В это время он резко оборвал разговор и, обращаясь к полковнику, находившемуся тут же, спросил его, каково положение наших первых раненых, отравленных газом. Первая газовая атака принесла нам страшные потери. Он доложил, и Алексеев вдруг преобразился. Он вскочил, стал стучать кулаком по Столу и кричать, что это позор и подлость. Это тем более было неожиданно, потому что он только что говорил, что мы недооценили немецкую армию и особенно се офицерский корпус. “Им мало убить русского нашего солдата, им нужно унизить его, мучить его, видеть его, как червя, извивающегося, бессильного, у их ног”. Его маленькие глаза из-под очков и нависших бровей метали искры, он не мог сдерживаться. Глубокая любовь к солдату не могла простить даже врагу невиданный, гнусный способ борьбы. Мы тоже стояли и ждали момента, чтобы уйти; он был слишком взволнован, чтобы продолжать беседу. Он резко пригласил меня обедать и протянул холодную от гнева руку.
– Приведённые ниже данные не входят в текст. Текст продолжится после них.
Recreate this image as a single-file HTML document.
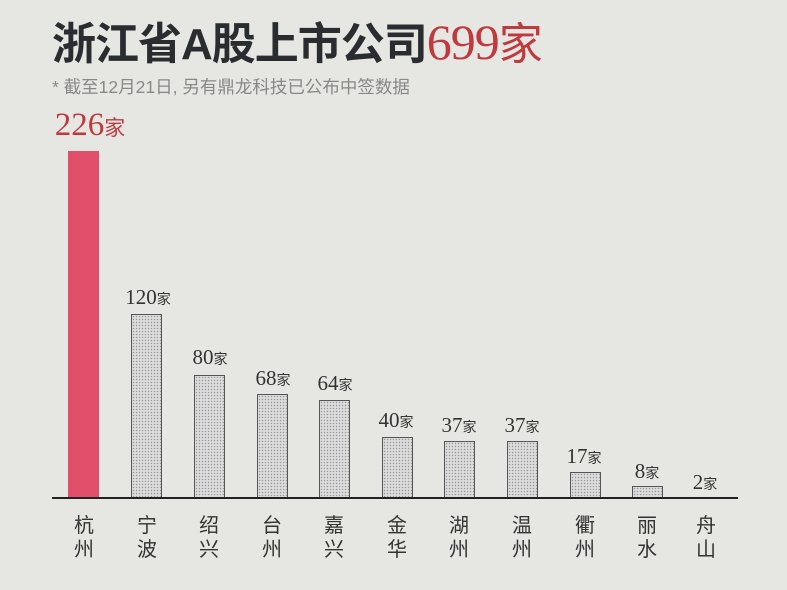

Через час я шел с ним по улицам Седлеца. Генерал здоровался с каждым солдатом, называя его часть: “Здравствуй, стрелок”, “здорово, драгун”, “здравствуй, братец” (или “голубчик”, когда он не разбирал формы застывшего “во фронт” солдата). Бесконечное количество нищих вылезало на улицу, по которой шел генерал; он отставал от нашей группы и совал им в руку мелочь. И так каждому».

Использование газов немцами вызвало крайнее негодование Алексеева. В нарушение существовавших в то время международных соглашений немецкие войска активно использовали отравляющие вещества как на Западном (знаменитая атака под г. Ипром), так и на Восточном фронтах. Первые две газобаллонные атаки были проведены немцами 31 мая и 7 июля 1915 г. в районе Воля Шидловская — Боржимов против частей 2-й армии. Последствия атаки оказались страшные, особенно для 21-го Сибирского стрелкового полка, в котором пострадало 97% личного состава. Солдаты и офицеры защищались противогазовыми повязками, смоченными гипосульфитом, но они действовали не более 15 минут, а во время сильного налета ее даже не успевали надеть. Третий раз отравляющие вещества были применены при штурме крепости Осовец (6 августа 1915 г.), хотя части гарнизона, находившиеся в казематах, по страдали меньше, чем при прежних атаках. И все же к противодействию «газовой войны» русские войска оказались не готовы. Жестокость врага требовала адекватного ответа.

Алексеев провел расследование и 17 июля 1915 г. составил доклад в Ставку, в котором указывал на необходимость сосредоточить «усилия наших ученых и техников… на выработку и выдачу войскам активных средств борьбы (т.е. поражающих газовых баллонов. — В.Ц.), дабы можно было вести войну теми же способами, как и наш враг, не брезгающий никакими средствами». «В этом расследовании голос из окопов, — писал генерал, — вопль наболевшей души. Если мы еще более будем медлить, то примем на себя великий грех, который не будет прощен строевым составом армии. Нужно подумать и пощадить его нравственный дух… Артиллерии мы не можем выставить в равном количестве, особенно тяжелой. Снарядами снабдить сносно не можем даже наличное число орудий. Третий месяц не можем выработать способа отравлять врага, который вывел у меня из строя 20 000 человек». Работы по активному противодействию немецким газовым атакам проводились под личным контролем Алексеева, и уже в 1916 г. противогаз стал неотъемлемой частью снаряжения русских воинов, а на фронте было произведено несколько ответных газобаллонных атак со стороны русских.

В 1915 г. фронт остро нуждался во многом, и Михаил Васильевич регулярно «бомбардировал» Ставку и высшие военные «сферы» рапортами, докладами, телеграммами, в каждой из которых содержались настойчивые требования, убедительные просьбы решить тот или иной насущный вопрос войны. Но, пожалуй, наиболее развернутое представление о состоянии вверенного ему фронта в период «великого отступления» давал рапорт, поданный Алексеевым на имя нового главы военного ведомства генерала от инфантерии Л.Л. Поливанова 9 июля 1915 г.

Начиная доклад с описания печального опыта отступления Северо-Западного фронта, Михаил Васильевич «подчеркивал главнейшие» недостатки, «которыми страдает наша армия» и которые «ложатся неодолимым бременем на решения начальника». На первое место Алексеев ставил, конечно же, «недостаток артиллерийских снарядов». Даже последующее преодоление «снарядного голода» не устранит его последствий: «Его вполне понятное гибельное влияние в настоящий момент настолько тяжко отразится в дальнейшем, что самое обильное, но запоздалое снабжение ими войск будет не в состоянии восстановить утраченное в области духа и тактических приемов борьбы».

Оригинальным и вполне оправданным был развернутый тезис Алексеева о влиянии наступательных и оборонительных операций на настроения войск, на «дух армии». Следует отметить, что, в отличие от многих военачальников того времени, Михаил Васильевич все больше убеждался в важности вопросов военной психологии при оценке состояния российских вооруженных сил. Впоследствии, в предреволюционные и революционные 1916—1918 гг., эта убежденность подтвердится многочисленными фактами из военной и мирной жизни.